Using the loading method of the invention, we are able to generate digital PCR results meeting our expectations. As shown in FIGS. 6A & 6B, the loading method of the invention is used for a HER2 (FAM)/RNAse P (VIC) copy number assay in a digital PCR analysis on human genomic DNA. Four clusters (no signal cluster, FAM signal only cluster, VIC signal only cluster, and FAM/VIC double signal cluster) were generated with good separation and enough wells were loaded with liquid sample, suggesting that the loading method worked properly. The dPCR results using the loading device with a handle is shown in FIG. 6A. The dPCR result using a parafilm sheet as a loading device is shown in FIG. 6B. The dPCR results are quite similar in these methods. The loading device of the invention uses a single flat surface to hold and distribute liquid samples. The manufacture process of making the loading device of the invention is much easier and less error prone than that of other commercially available loading devices, allowing significant reduction of the production cost. The loading process is simple and straightforward, which can be completed within 10 seconds without need of an expensive loading machine. With simpler design, reduced cost and comparable end results, the loading method of the invention provides a significant advantage over the currently available loading methods.

While the present invention has been described in some detail for purposes of clarity and understanding, one skilled in the art will appreciate that various changes in form and detail can be made without departing from the true scope of the invention. All figures, tables, appendices, patents, patent applications and publications, referred to above, are hereby incorporated by reference.

Claims

1. A method for loading a liquid sample to a digital PCR chip with a plurality of compartments, comprising the steps of:

1) spreading a liquid sample onto a flat surface of a loading device, wherein the loading device uses a single flat surface for holding and delivering the liquid sample;

2) sandwiching the liquid sample between the loading device and a digital PCR chip at an angel between 0 to 90 degree; and

3) moving the loading device relative to the digital PCR chip to distribute the liquid sample into the plurality of compartments of the digital PCR chip.

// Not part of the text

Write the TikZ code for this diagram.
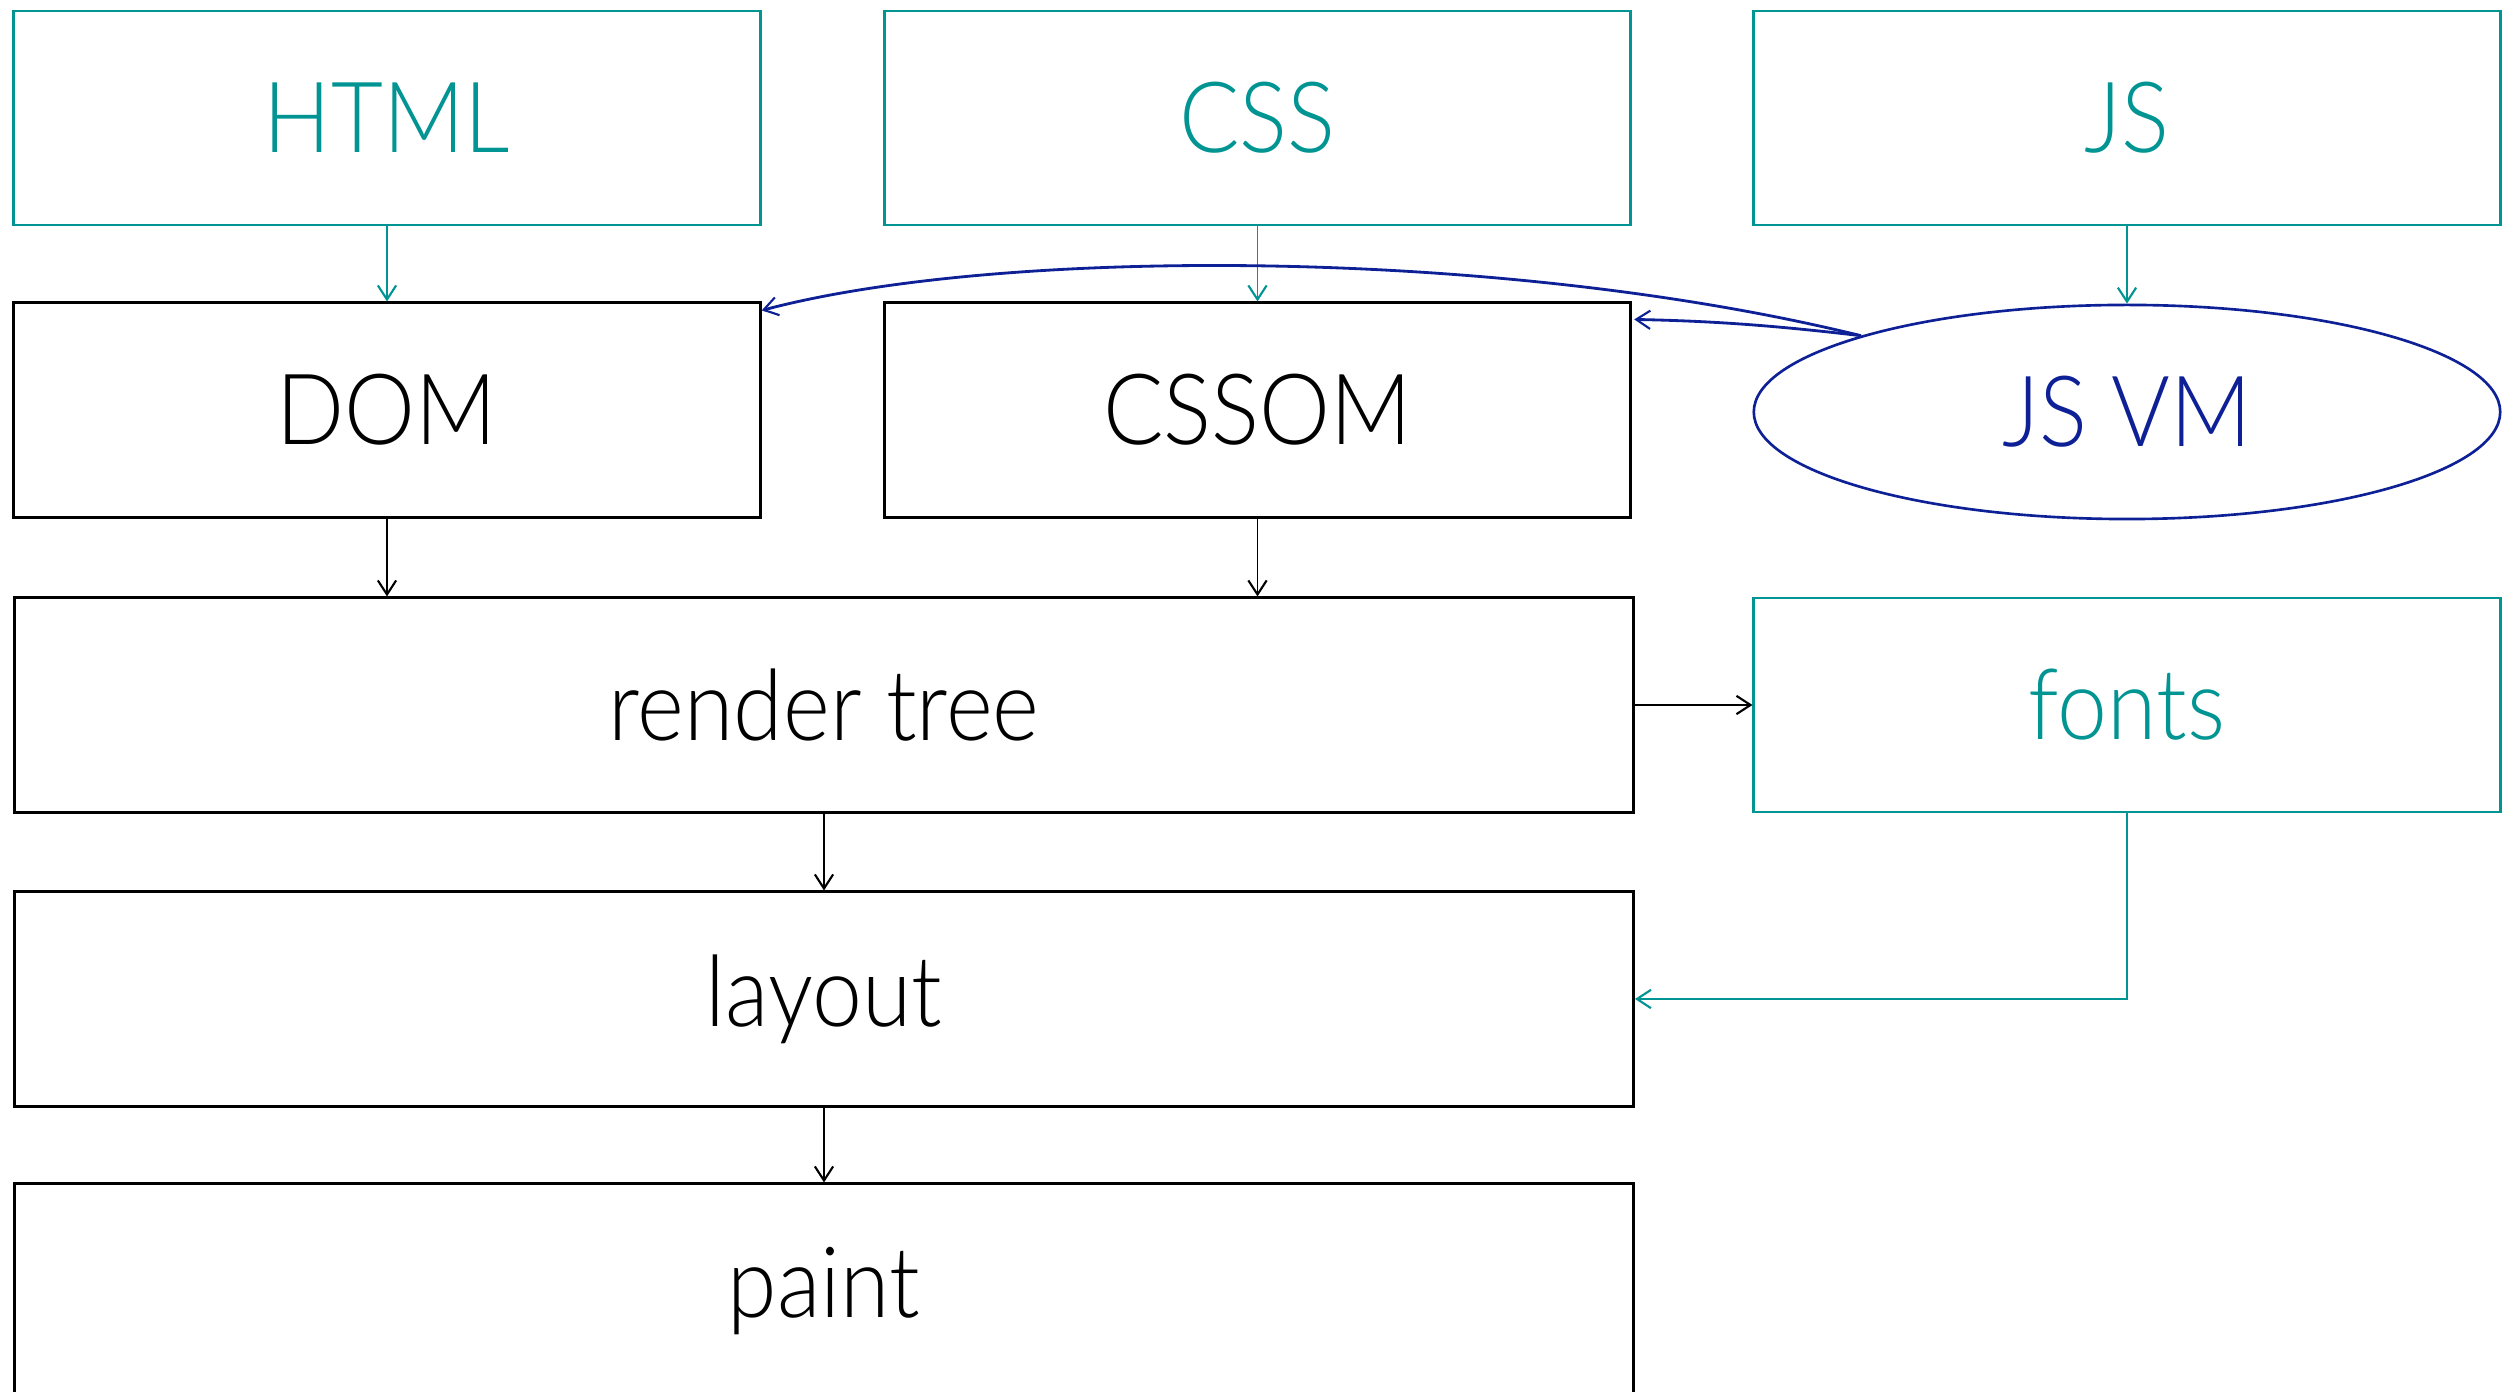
\documentclass[tikz,border=0pt]{standalone}
\usepackage{fontspec}
\setmainfont{Lato Light}[FakeStretch=0.91]
\usetikzlibrary{arrows.meta,shapes.geometric,calc}
\definecolor{srcteal}{RGB}{0,148,146}
\definecolor{vmblue}{RGB}{14,32,150}
\tikzset{
  tip/.tip={Straight Barb[length=4pt,width=5.2pt,line width=0.6pt]},
  stage/.style={draw=black,line width=0.85pt,minimum width=7.46cm,minimum height=2.14cm,
                inner sep=0pt,font=\fontsize{28}{30}\selectfont,text=black},
  widestage/.style={stage,minimum width=16.18cm},
  source/.style={stage,draw=srcteal,line width=0.75pt,text=srcteal},
  engine/.style={ellipse,draw=vmblue,line width=0.75pt,minimum width=7.46cm,minimum height=2.14cm,
                 inner sep=0pt,font=\fontsize{28}{30}\selectfont,text=vmblue},
  flow/.style={draw=black,line width=0.55pt,-tip},
  tealflow/.style={draw=srcteal,line width=0.55pt,-tip},
  blueflow/.style={draw=vmblue,line width=0.8pt,-tip},
}
\begin{document}
\begin{tikzpicture}[x=0.01cm,y=-0.01cm]
  \clip (0,0) rectangle (2520,1392);
  \fill[white] (0,0) rectangle (2520,1392);

  % sources
  \node[source] (html) at (387,118) {HTML};
  \node[source] (css) at (1257.5,118) {CSS};
  \node[source] (js) at (2127,118) {JS};

  % object models and the script engine
  \node[stage] (dom) at (387,410) {DOM};
  \node[stage] (cssom) at (1257.5,410) {CSSOM};
  \node[engine] (vm) at (2127,412) {JS VM};

  % pipeline
  \node[widestage] (render) at (824,705) {render tree};
  \node[source] (fonts) at (2127,705) {fonts};
  \node[widestage] (layout) at (824,999) {layout};
  \node[widestage] (paint) at (824,1291) {paint};

  % parsing
  \draw[tealflow] (html) -- (dom);
  \draw[tealflow] (css) -- (cssom);
  \draw[tealflow] (js) -- (vm);

  % script engine touching both object models
  \coordinate (vmout) at (vm.164);
  \coordinate (domin) at ($(dom.north east)+(0,9)$);
  \coordinate (cssomin) at ($(cssom.north east)+(2,18)$);
  \draw[blueflow] (vmout) .. controls (1500,247) and (1000,247) .. (domin);
  \draw[blueflow] (vmout) .. controls (1770,325) and (1710,321) .. (cssomin);

  % pipeline flow
  \draw[flow] (dom) -- (dom |- render.north);
  \draw[flow] (cssom) -- (cssom |- render.north);
  \draw[flow] (render) -- (layout);
  \draw[flow] (layout) -- (paint);
  \draw[flow] (render.east) -- (fonts.west);
  \draw[tealflow] (fonts.south) |- (layout.east);
\end{tikzpicture}
\end{document}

2. The method of claim 1, wherein the flat surface of the loading device is non-absorbent to water.

3. The method of claim 1, wherein the flat surface of the loading device is treated to be hydrophilic.

4. The method of claim 3, wherein the hydrophilic flat surface of the loading device has a hydrophobic line to limit the spread of the liquid sample.

5. The method of claim 1, wherein the loading device can be moved relative to the digital PCR chip in a circular or unidirectional mode.

6. The method of claim 1, wherein the loading device comprises a flat sheet.

7. The method of claim 1, wherein the loading device comprises a loading part with a flat surface and a handle.

8. The method of claim 1, wherein the loading device is composed of a material of the group consisting of polycarbonate, polyethylene, polystyrene, acrylic, polylactic acid, polypropylene, polyolefins, and polyvinyl chloride

9. The method of claim 1, wherein the liquid sample comprises one or more components selected from a group consisting of BSA, Triton X-100, Tween-20, NP-40, TMAC, Ethanol, PEG, and KCl.